Skip to content

acce-cloud/oodt-tensorflow

Repository files navigation

oodt-tensorflow

Sample application for executing a demo Tensorflow workflow within the ACCE/OODT/Docker architecture.

Setup (for both Single Host and Multiple Host deployments)

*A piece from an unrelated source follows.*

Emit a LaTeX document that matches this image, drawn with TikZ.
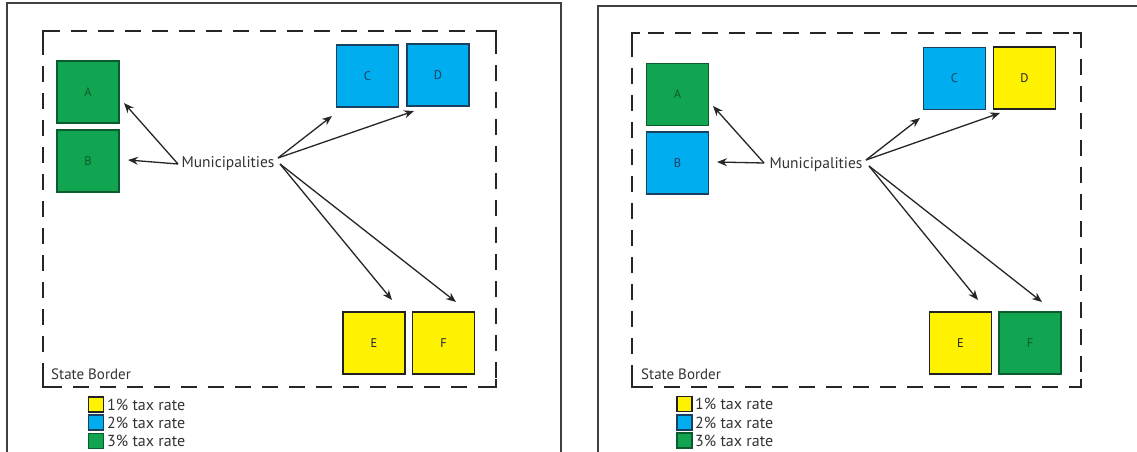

Define some environment variables pointing to the location of the OODT workflow configuration, the TensorFlow input data, and the output data. All directories MUST exist, and must be accessible from all hosts where the containers will be running.

For example:

export OODT_CONFIG=$HOME/eclipse-workspace/oodt-tensorflow
export TENSORFLOW_DATA=$HOME/data/TENSORFLOW/MNIST_data
export OODT_ARCHIVE=$HONE/data/TENSORFLOW/archive
export OODT_JOBS=$HOME/data/TENSORFLOW/jobs
mkdir -p $OODT_ARCHIVE
mkdir -p $OODT_JOBS

Also, define the versions of the containers to use:

export ACCE_VERSION=2.0

Single Host deployment

  • Start the OODT containers on a single host:

    docker-compose up -d
    docker-compose logs -f
    
  • To run the Tensorflow script directly from inside the Workflow Manager container:

    docker exec -it wmgr /bin/bash
    cd $PGE_ROOT/tensorflow/pges
    python mnist_softmax.py --data_dir /tmp/MNIST_data --num_images 100 --output_file output.txt
    cat output.txt
    Note: MNIST_data will be downloaded automatically to the specified "data_dir" directory, if not existing already
    
  • To run the Tensorflow script one time only as a workflow, from inside the Workflow Manager container:

    docker exec -it wmgr /bin/bash
    cd $OODT_HOME/cas-worklfow/bin
    ./wmgr-client --url http://localhost:9001 --operation --sendEvent --eventName tensorflow --metaData --key num_images 100 --key data_dir /tmp/MNIST_data --output_file output.txt
    
  • To execute N instances of the workflow, running the driver script from inside the RabbitMQ container:

    export NJOBS=10
    docker exec -i rabbitmq sh -c "cd /usr/local/oodt/rabbitmq; python ./tensorflow_driver.py $NJOBS"
    ls -l $OODT_ARCHIVE/tensorflow
    
  • To stop the containers:

    docker-compose down
    

Multiple Hosts deployment

  • Create a Swarm of N nodes. For example, to create a Swarm of N virtual machines on a Mac OSX laptop:

    ./swarm/setup.sh
    
  • optional: pre-pull images to each node:

    eval $(docker-machine env node1)
    docker pull acce/oodt-node:${ACCE_VERSION}
    docker pull acce/oodt-filemgr:${ACCE_VERSION}
    docker pull acce/oodt-rabbitmq:${ACCE_VERSION}
    docker pull acce/oodt-wmgr-tensorflow:${ACCE_VERSION}
    
  • deploy the stack

    docker stack deploy -c docker-stack.yml oodt-stack
    
  • optional: scale the OODT Workflow Manager service:

    docker service scale oodt-stack_oodt-wmgr=3
    
  • submit the workflows:

    cids=`docker ps | grep oodt-rabbitmq | awk '{print $1}' | awk '{print $1}'`
    cid=`echo $cids | awk '{print $1;}'`
    echo $cid
    export NJOBS=10
    docker exec -i $cid sh -c "cd /usr/local/oodt/rabbitmq; python ./tensorflow_driver.py $NJOBS"
    
  • cleanup:

    ./swarm/cleanup.sh